Keogh takes us through Fall Guys, a battle royale sure to leave your controller worse-for-wear.
I absolutely despise Fall Guys. The game was released on the 4th of August on PS plus as one of the free games for the month. My friends and I weren’t entirely convinced by its childish appearance. Seeing as it was free though, we decided to give it a try.
That was the first mistake. The game gained a massive following during its run as the free PS plus game. So much so that within hours of being released it was bombarded by new users flocking from games like Fortnite. Servers were overloaded and it was nearly impossible to get a game going. The three of us wondered if it was even worth the trouble trying to join, but I was determined to get on this rip-off Total Wipeout meets Mario Kart mess of a game.

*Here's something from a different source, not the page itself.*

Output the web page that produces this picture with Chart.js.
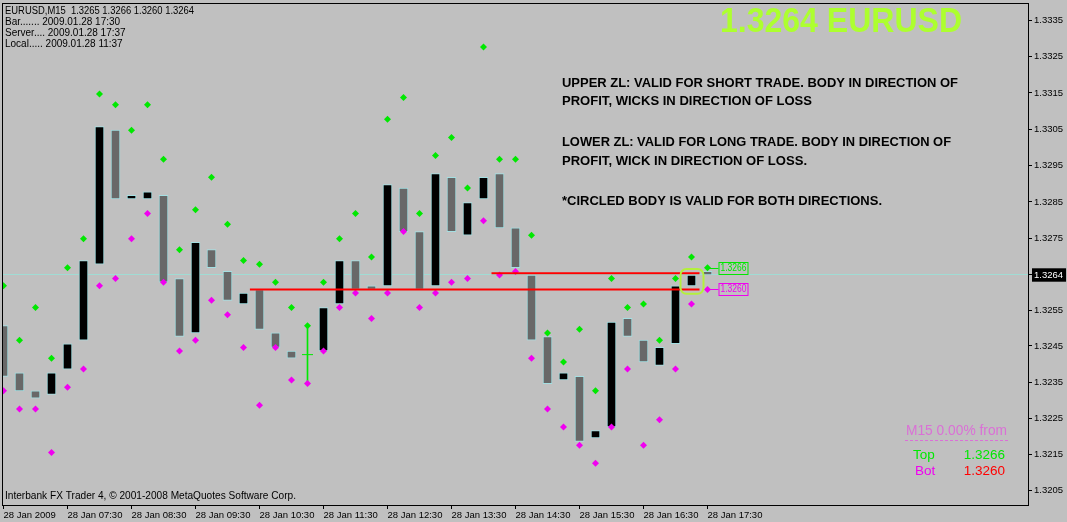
<!DOCTYPE html>
<html>
<head>
<meta charset="utf-8">
<title>EURUSD,M15</title>
<script src="https://cdn.jsdelivr.net/npm/chart.js@4.4.1/dist/chart.umd.min.js"></script>
<style>
  html, body { margin: 0; padding: 0; background: #c0c0c0; }
  #wrap { width: 1067px; height: 522px; position: relative; }
</style>
</head>
<body>
<div id="wrap"><canvas id="chart"></canvas></div>
<script>
// M15 bars of 28 Jan 2009, 06:30 .. 17:30 (bar index 0..44)
const opens = [
  1.3250, 1.3237, 1.3232, 1.3231, 1.3238, 1.3246, 1.3267, 1.3304, 1.3285, 1.3285,
  1.3286, 1.3263, 1.3248, 1.3271, 1.3265, 1.3256, 1.3260, 1.3248, 1.3243, 1.3242,
  1.3243, 1.3256, 1.3268, 1.3261, 1.3261, 1.3288, 1.3276, 1.3261, 1.3291, 1.3275,
  1.3285, 1.3292, 1.3277, 1.3264, 1.3247, 1.3235, 1.3236, 1.3219, 1.3222, 1.3252,
  1.3246, 1.3239, 1.3245, 1.3261, 1.3265
];
const closes = [
  1.3236, 1.3232, 1.3230, 1.3237, 1.3245, 1.3268, 1.3305, 1.3285, 1.3286, 1.3287,
  1.3262, 1.3247, 1.3273, 1.3266, 1.3257, 1.3259, 1.3249, 1.3244, 1.3241, 1.3242,
  1.3255, 1.3268, 1.3260, 1.3260, 1.3289, 1.3276, 1.3260, 1.3292, 1.3276, 1.3284,
  1.3291, 1.3277, 1.3266, 1.3246, 1.3234, 1.3237, 1.3218, 1.3221, 1.3251, 1.3247,
  1.3240, 1.3244, 1.3261, 1.3264, 1.3264
];
// bar highs / lows (green and magenta ZL markers)
const highs = [
  1.3261, 1.3246, 1.3255, 1.3241, 1.3266, 1.3274, 1.3314, 1.3311, 1.3304, 1.3311,
  1.3296, 1.3271, 1.3282, 1.3291, 1.3278, 1.3268, 1.3267, 1.3262, 1.3255, 1.3250,
  1.3262, 1.3274, 1.3281, 1.3269, 1.3307, 1.3313, 1.3281, 1.3297, 1.3302, 1.3288,
  1.3327, 1.3296, 1.3296, 1.3275, 1.3248, 1.3240, 1.3249, 1.3232, 1.3263, 1.3255,
  1.3256, 1.3246, 1.3263, 1.3269, 1.3266
];
const lows = [
  1.3232, 1.3227, 1.3227, 1.3215, 1.3233, 1.3238, 1.3261, 1.3263, 1.3274, 1.3281,
  1.3262, 1.3243, 1.3246, 1.3257, 1.3253, 1.3244, 1.3228, 1.3244, 1.3235, 1.3234,
  1.3243, 1.3255, 1.3259, 1.3252, 1.3259, 1.3276, 1.3255, 1.3259, 1.3262, 1.3263,
  1.3279, 1.3264, 1.3265, 1.3241, 1.3227, 1.3222, 1.3217, 1.3212, 1.3222, 1.3238,
  1.3217, 1.3224, 1.3238, 1.3256, 1.3260
];

// price grid as the terminal places it (grid price, printed label)
const priceTickValues = [1.32044, 1.32144, 1.32244, 1.32344, 1.32444, 1.32543, 1.3264,
  1.32742, 1.32842, 1.32942, 1.33041, 1.33143, 1.33243, 1.33344];
const priceTickLabels = ['1.3205', '1.3215', '1.3225', '1.3235', '1.3245', '1.3255', '1.3264',
  '1.3275', '1.3285', '1.3295', '1.3305', '1.3315', '1.3325', '1.3335'];
const timeTickBars = [0, 4, 8, 12, 16, 20, 24, 28, 32, 36, 40, 44];
const timeTickLabels = ['28 Jan 2009', '28 Jan 07:30', '28 Jan 08:30', '28 Jan 09:30',
  '28 Jan 10:30', '28 Jan 11:30', '28 Jan 12:30', '28 Jan 13:30', '28 Jan 14:30',
  '28 Jan 15:30', '28 Jan 16:30', '28 Jan 17:30'];

// hand drawn zone lines (price, from bar, to bar)
const zoneLevels = [1.32645, 1.3260];
const zoneStart = [30.5, 15.4];
const zoneEnd = [43.5, 43.5];

const notes = [
  'UPPER ZL: VALID FOR SHORT TRADE. BODY IN DIRECTION OF',
  'PROFIT, WICKS IN DIRECTION OF LOSS',
  'LOWER ZL: VALID FOR LONG TRADE. BODY IN DIRECTION OF',
  'PROFIT, WICK IN DIRECTION OF LOSS.',
  '*CIRCLED BODY IS VALID FOR BOTH DIRECTIONS.'
];

const symbol = 'EURUSD';
const last = opens.length - 1;
const bid = closes[last];
const zlTop = highs[last];
const zlBot = lows[last];

const LIME = '#00e800';
const MAGENTA = '#f000f0';
const OUTLINE = '#a4dfe2';

Chart.defaults.font.family = '"Liberation Sans", Arial, sans-serif';

const bodyIdx = opens.map((o, i) => i).filter(i => opens[i] !== closes[i]);
const dojiIdx = opens.map((o, i) => i).filter(i => opens[i] === closes[i]);

function txt(ctx, s, x, y, font, color, align, maxW) {
    ctx.font = font;
    ctx.fillStyle = color;
    ctx.textAlign = align || 'left';
    ctx.textBaseline = 'middle';
    if (maxW) ctx.fillText(s, x, y, maxW);
    else ctx.fillText(s, x, y);
}

function roundBox(ctx, x, y, w, h, r) {
    ctx.beginPath();
    ctx.moveTo(x + r, y);
    ctx.lineTo(x + w - r, y);
    ctx.arcTo(x + w, y, x + w, y + r, r);
    ctx.lineTo(x + w, y + h - r);
    ctx.arcTo(x + w, y + h, x + w - r, y + h, r);
    ctx.lineTo(x + r, y + h);
    ctx.arcTo(x, y + h, x, y + h - r, r);
    ctx.lineTo(x, y + r);
    ctx.arcTo(x, y, x + r, y, r);
    ctx.closePath();
}

const overlay = {
    id: 'mt4Overlay',
    beforeDatasetsDraw(chart) {
        const {ctx, chartArea: a, scales: {y}} = chart;
        const py = Math.round(y.getPixelForValue(bid)) - 0.5;
        ctx.save();
        ctx.strokeStyle = '#a0dcd4';
        ctx.lineWidth = 1;
        ctx.beginPath();
        ctx.moveTo(a.left, py);
        ctx.lineTo(a.right, py);
        ctx.stroke();
        ctx.restore();
    },
    afterDatasetsDraw(chart) {
        const {ctx, scales: {x, y}} = chart;
        ctx.save();
        // ZL price boxes for the current bar
        const x0 = x.getPixelForValue(last);
        [[zlTop, LIME], [zlBot, MAGENTA]].forEach(([p, c]) => {
            const py = Math.round(y.getPixelForValue(p)) + 0.5;
            ctx.strokeStyle = c;
            ctx.lineWidth = 1;
            ctx.beginPath();
            ctx.moveTo(x0 + 1, py);
            ctx.lineTo(x0 + 11, py);
            ctx.stroke();
            ctx.strokeRect(x0 + 11.5, py - 6, 29, 12);
            txt(ctx, p.toFixed(4), x0 + 26, py, '10px "Liberation Sans"', c, 'center', 26);
        });
        // circled body
        const k = last - 1;
        const cx = x.getPixelForValue(k);
        const yt = y.getPixelForValue(Math.max(opens[k], closes[k])) - 6;
        const yb = y.getPixelForValue(Math.min(opens[k], closes[k])) + 8;
        ctx.strokeStyle = '#b4f03c';
        ctx.lineWidth = 2;
        roundBox(ctx, cx - 11, yt, 23, yb - yt, 6);
        ctx.stroke();
        ctx.restore();
    },
    afterDraw(chart) {
        const {ctx, chartArea: a} = chart;
        ctx.save();
        ctx.strokeStyle = '#000';
        ctx.lineWidth = 1;
        ctx.strokeRect(a.left + 0.5, a.top + 0.5, a.right - a.left - 1, a.bottom - a.top);

        // title
        txt(ctx, bid.toFixed(4) + ' ' + symbol, 720, 22, 'bold 35px "Liberation Sans"', '#adff2f', 'left', 242);

        // notes
        const noteY = [83, 101, 142, 161, 201];
        const noteW = [396, 250, 389, 245, 320];
        notes.forEach((s, i) => txt(ctx, s, 562, noteY[i], 'bold 13.5px "Liberation Sans"', '#000', 'left', noteW[i]));

        // info block top left
        const info = [
            `${symbol},M15  ${opens[last].toFixed(4)} ${highs[last].toFixed(4)} ${lows[last].toFixed(4)} ${closes[last].toFixed(4)}`,
            'Bar....... 2009.01.28 17:30',
            'Server.... 2009.01.28 17:37',
            'Local..... 2009.01.28 11:37'
        ];
        const infoY = [11, 22, 33, 44];
        info.forEach((s, i) => txt(ctx, s, 5, infoY[i], '10px "Liberation Sans"', '#000', 'left', i === 0 ? 189 : 0));

        txt(ctx, 'Interbank FX Trader 4, \u00a9 2001-2008 MetaQuotes Software Corp.', 5, 496,
            '11px "Liberation Sans"', '#000', 'left', 291);

        // ZL panel
        txt(ctx, 'M15 0.00% from', 906, 431, '14px "Liberation Sans"', '#da70d6', 'left', 101);
        ctx.strokeStyle = '#da70d6';
        ctx.setLineDash([3, 2]);
        ctx.beginPath();
        ctx.moveTo(905, 440.5);
        ctx.lineTo(1008, 440.5);
        ctx.stroke();
        ctx.setLineDash([]);
        txt(ctx, 'Top', 913, 455, '13.5px "Liberation Sans"', LIME, 'left');
        txt(ctx, zlTop.toFixed(4), 1005, 455, '13.5px "Liberation Sans"', LIME, 'right');
        txt(ctx, 'Bot', 915, 471, '13.5px "Liberation Sans"', MAGENTA, 'left');
        txt(ctx, zlBot.toFixed(4), 1005, 471, '13.5px "Liberation Sans"', '#ff0000', 'right');
        ctx.restore();
    }
};

const zeroPad = s => { s.paddingLeft = 0; s.paddingRight = 0; s.paddingTop = 0; s.paddingBottom = 0; };

new Chart(document.getElementById('chart'), {
    type: 'bar',
    data: {
        datasets: [
            ...zoneLevels.map((lvl, i) => ({
                type: 'line',
                label: 'ZL ' + (i + 1),
                data: [{x: zoneStart[i], y: lvl}, {x: zoneEnd[i], y: lvl}],
                borderColor: '#ff0000',
                borderWidth: 2,
                pointRadius: 0,
                order: 0
            })),
            {
                type: 'line',
                label: 'Up',
                data: highs.map((v, i) => ({x: i, y: v})),
                showLine: false,
                pointStyle: 'rectRot',
                pointRadius: 3.5,
                pointBackgroundColor: LIME,
                pointBorderWidth: 0,
                order: 1
            },
            {
                type: 'line',
                label: 'Down',
                data: lows.map((v, i) => ({x: i, y: v})),
                showLine: false,
                pointStyle: 'rectRot',
                pointRadius: 3.5,
                pointBackgroundColor: MAGENTA,
                pointBorderWidth: 0,
                order: 1
            },
            {
                type: 'line',
                label: 'Doji',
                data: dojiIdx.map(i => ({x: i, y: opens[i]})),
                showLine: false,
                pointStyle: 'line',
                pointRadius: 5.5,
                pointBorderColor: LIME,
                pointBorderWidth: 1,
                order: 2
            },
            {
                type: 'bar',
                label: 'Doji range',
                data: dojiIdx.map(i => ({x: i, y: [lows[i], highs[i]]})),
                backgroundColor: LIME,
                barThickness: 1,
                grouped: false,
                order: 3
            },
            {
                type: 'bar',
                label: 'Bodies',
                data: bodyIdx.map(i => ({x: i, y: [opens[i], closes[i]]})),
                backgroundColor: c => (c.raw && c.raw.y[1] > c.raw.y[0]) ? '#000000' : '#686868',
                borderColor: OUTLINE,
                borderWidth: 1,
                borderSkipped: false,
                barThickness: 9,
                grouped: false,
                order: 4
            }
        ]
    },
    options: {
        responsive: true,
        maintainAspectRatio: false,
        animation: false,
        events: [],
        layout: { autoPadding: false, padding: { left: 2, top: 3, right: 0, bottom: 0 } },
        plugins: { legend: { display: false }, tooltip: { enabled: false } },
        scales: {
            x: {
                type: 'linear',
                min: -0.09375,
                max: 64.09375,
                offset: false,
                grid: { display: true, offset: false, drawOnChartArea: false, drawTicks: true, tickLength: 4, color: '#000' },
                border: { display: false },
                afterBuildTicks: s => { s.ticks = timeTickBars.map(v => ({value: v})); },
                afterFit: s => { s.height = 17; zeroPad(s); },
                ticks: {
                    autoSkip: false,
                    maxRotation: 0,
                    minRotation: 0,
                    align: 'start',
                    padding: 1,
                    color: '#000',
                    font: { size: 9.5 },
                    callback: v => timeTickLabels[timeTickBars.indexOf(v)]
                }
            },
            y: {
                type: 'linear',
                position: 'right',
                min: 1.3200464,
                max: 1.3339138,
                grid: { display: true, drawOnChartArea: false, drawTicks: true, tickLength: 3, color: '#000' },
                border: { display: false },
                afterBuildTicks: s => { s.ticks = priceTickValues.map(v => ({value: v})); },
                afterFit: s => { s.width = 38; zeroPad(s); },
                ticks: {
                    padding: 2,
                    font: { size: 9.5 },
                    color: c => (c.tick && c.tick.value === bid) ? '#ffffff' : '#000000',
                    showLabelBackdrop: c => !!(c.tick && c.tick.value === bid),
                    backdropColor: '#000000',
                    backdropPadding: { top: 1, bottom: 1, left: 2, right: 3 },
                    callback: v => priceTickLabels[priceTickValues.indexOf(v)]
                }
            }
        }
    },
    plugins: [overlay]
});
</script>
</body>
</html>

After two hours, and my mates leaving the discord call, I finally got connected to a server. It felt oddly familiar trying to dodge swinging balls and run through the barricades in order to try being the lucky few that advance to the next round; all those years of watching Ninja Warrior had been worth it. The way I’m describing it doesn’t do the rage the game induces justice. Playing with fifty people who all can grab you and throw you off into the hot pink liquid that the ecstatic little Tellytubby style characters are killed by is absolutely maddening. All fifty players are equipped with annoying little skins, emotes and ear-piercing little screams of their own nonsense language. Players are eliminated in droves every round until there are 17-7 players left in the final round. I kept getting eliminated in the first easier rounds thanks to kids with usernames I don’t understand. I hate this game.

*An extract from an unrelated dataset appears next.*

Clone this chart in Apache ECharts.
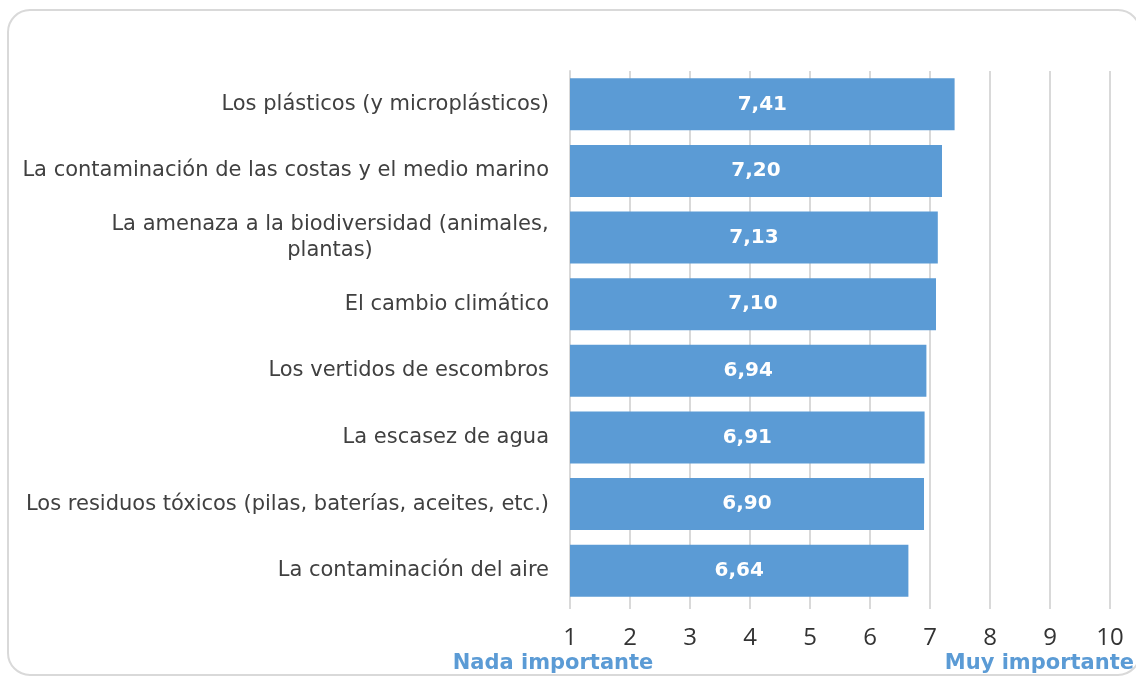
<!DOCTYPE html>
<html>
<head>
<meta charset="utf-8">
<script src="https://cdn.jsdelivr.net/npm/echarts@6/dist/echarts.min.js"></script>
<style>
  html, body { margin: 0; padding: 0; background: #fff; }
  #chart { width: 1136px; height: 677px; }
</style>
</head>
<body>
<div id="chart"></div>
<script>
var categories = [
  "Los plásticos (y microplásticos)",
  "La contaminación de las costas y el medio marino",
  "La amenaza a la biodiversidad (animales,\nplantas)",
  "El cambio climático",
  "Los vertidos de escombros",
  "La escasez de agua",
  "Los residuos tóxicos (pilas, baterías, aceites, etc.)",
  "La contaminación del aire"
];
var values = [7.41, 7.20, 7.13, 7.10, 6.94, 6.91, 6.90, 6.64];
var scaleMin = 1;
var scaleMax = 10;
var lowLabel = "Nada importante";
var highLabel = "Muy importante";

var labelFont = '21px "DejaVu Sans"';
// measure line widths so a wrapped label is centred line by line
var ctx = document.createElement("canvas").getContext("2d");
ctx.font = labelFont;
function lineWidth(s) { return Math.ceil(ctx.measureText(s).width); }

var myChart = echarts.init(document.getElementById("chart"));
var option = {
  animation: false,
  grid: { left: 570, right: 26, top: 71, bottom: 73, containLabel: false },
  xAxis: {
    type: "value",
    min: scaleMin,
    max: scaleMax,
    startValue: scaleMin,
    interval: 1,
    axisLine: { show: false },
    axisTick: { show: true, length: 5, lineStyle: { color: "#d9d9d9", width: 2 } },
    splitLine: { show: true, lineStyle: { color: "#d9d9d9", width: 2 } },
    axisLabel: {
      margin: 22,
      color: "#333333",
      fontFamily: "Open Sans",
      fontSize: 24
    }
  },
  yAxis: {
    type: "category",
    inverse: true,
    data: categories,
    axisLine: { show: true, lineStyle: { color: "#d9d9d9", width: 2 } },
    axisTick: { show: false },
    axisLabel: {
      margin: 21,
      color: "#404040",
      fontFamily: "DejaVu Sans",
      fontSize: 21,
      lineHeight: 26,
      formatter: function (v) {
        var lines = v.split("\n");
        if (lines.length === 1) return v;
        return lines.map(function (l) { return "{c|" + l + "}"; }).join("\n");
      },
      rich: {
        c: {
          width: lineWidth("La amenaza a la biodiversidad (animales,"),
          align: "center",
          color: "#404040",
          fontFamily: "DejaVu Sans",
          fontSize: 21,
          lineHeight: 26
        }
      }
    }
  },
  graphic: [
    {
      type: "rect",
      shape: { x: 8, y: 10, width: 1132, height: 665, r: 22 },
      style: { fill: "none", stroke: "#d9d9d9", lineWidth: 2 },
      silent: true
    },
    {
      type: "text",
      style: {
        text: lowLabel, x: 553, y: 664,
        fill: "#5b9bd5", font: 'bold 21px "DejaVu Sans"',
        align: "center", verticalAlign: "middle"
      }
    },
    {
      type: "text",
      style: {
        text: highLabel, x: 1134, y: 664,
        fill: "#5b9bd5", font: 'bold 21px "DejaVu Sans"',
        align: "right", verticalAlign: "middle"
      }
    }
  ],
  series: [
    {
      type: "bar",
      data: values,
      barCategoryGap: "22%",
      itemStyle: { color: "#5b9bd5" },
      label: {
        show: true,
        position: "inside",
        color: "#ffffff",
        fontFamily: "DejaVu Sans",
        fontWeight: "bold",
        fontSize: 20,
        formatter: function (p) { return p.value.toFixed(2).replace(".", ","); }
      }
    }
  ]
};
myChart.setOption(option);
</script>
</body>
</html>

All fifty players attempt to run at the same time to the finish line of the first round. There’s twenty-four maps for the Battle Royale style game. The most common of maps to be used for the first round are See-Saw, The Whirligig, and Gatecrash. There are more maps, but these seem to be the only ones I got while playing twenty games. The second round is a combo of team events; Jinxed, Rock N’ Roll, Egg Scramble, and Team Tail Tag. Survival games are usually left till the third round, if there is one, as the number of rounds and maps are randomly generated. They are the likes of Jump Club, Block Party, and Tail Tag. The final round is one of three. Fall mountain, Tail Tag (but this time only a single player can possess the tail and whoever has it after two minutes wins the crown), and Hex-A-Gone.

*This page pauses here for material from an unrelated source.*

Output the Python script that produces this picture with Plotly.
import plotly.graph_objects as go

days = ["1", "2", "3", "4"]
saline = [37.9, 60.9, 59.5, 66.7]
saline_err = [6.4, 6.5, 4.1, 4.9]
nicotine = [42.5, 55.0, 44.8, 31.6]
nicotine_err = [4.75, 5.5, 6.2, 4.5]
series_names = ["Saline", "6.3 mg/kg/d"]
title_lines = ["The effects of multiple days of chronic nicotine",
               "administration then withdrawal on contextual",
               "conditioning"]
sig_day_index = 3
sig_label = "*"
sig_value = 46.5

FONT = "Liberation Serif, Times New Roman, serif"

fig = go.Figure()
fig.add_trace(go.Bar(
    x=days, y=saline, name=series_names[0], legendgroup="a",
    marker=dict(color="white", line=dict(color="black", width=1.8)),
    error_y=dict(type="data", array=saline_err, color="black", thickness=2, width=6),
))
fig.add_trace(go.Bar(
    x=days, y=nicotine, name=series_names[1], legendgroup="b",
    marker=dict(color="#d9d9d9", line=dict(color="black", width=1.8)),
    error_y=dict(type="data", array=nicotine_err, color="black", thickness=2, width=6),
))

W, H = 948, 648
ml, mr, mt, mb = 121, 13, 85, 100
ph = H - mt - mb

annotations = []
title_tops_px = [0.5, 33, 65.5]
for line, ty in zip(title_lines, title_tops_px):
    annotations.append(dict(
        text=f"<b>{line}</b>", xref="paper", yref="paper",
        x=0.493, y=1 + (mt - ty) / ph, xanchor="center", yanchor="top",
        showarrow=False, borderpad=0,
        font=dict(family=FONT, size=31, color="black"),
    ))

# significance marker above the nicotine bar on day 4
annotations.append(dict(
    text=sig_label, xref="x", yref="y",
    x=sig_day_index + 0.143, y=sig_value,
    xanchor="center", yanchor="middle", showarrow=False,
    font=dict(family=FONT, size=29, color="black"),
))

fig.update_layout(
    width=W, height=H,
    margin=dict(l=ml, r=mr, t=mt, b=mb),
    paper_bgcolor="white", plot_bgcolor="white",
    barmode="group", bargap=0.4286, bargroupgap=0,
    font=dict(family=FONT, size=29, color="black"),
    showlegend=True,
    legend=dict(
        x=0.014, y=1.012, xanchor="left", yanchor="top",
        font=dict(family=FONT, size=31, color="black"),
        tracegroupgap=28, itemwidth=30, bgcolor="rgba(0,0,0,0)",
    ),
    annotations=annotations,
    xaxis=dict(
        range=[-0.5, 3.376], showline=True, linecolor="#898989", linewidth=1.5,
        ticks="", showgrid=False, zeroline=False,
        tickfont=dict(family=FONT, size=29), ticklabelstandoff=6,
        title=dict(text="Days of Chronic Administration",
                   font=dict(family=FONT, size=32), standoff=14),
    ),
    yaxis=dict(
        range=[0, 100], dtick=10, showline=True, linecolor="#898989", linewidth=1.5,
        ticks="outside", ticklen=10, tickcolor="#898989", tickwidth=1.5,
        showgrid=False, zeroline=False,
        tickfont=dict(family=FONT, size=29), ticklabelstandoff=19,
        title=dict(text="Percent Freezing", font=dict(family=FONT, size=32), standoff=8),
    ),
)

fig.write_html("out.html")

Every map is easy enough to get through. The added pressure of not losing to 12 year olds and having 5 people grabbing you at any one time, and the fact that the player has bought his whole skin-set with actual money, has the power to glitch through the walls and fly up Fall Mountain to grab the crown, actually boils my blood. I’m so bad at battle royales in general, but the fact that I’m losing a game designed for kids while hackers take the win, I’m ashamed to say is why my controller now has a permanent left drift. It was no match for the kitchen tile I absolutely belted it off. I managed to keep the tail until one second was left and the maroon coloured guy appeared through the base of an obstacle. It’s an absolute waste of 7.4 gigabytes. I never want to play it again.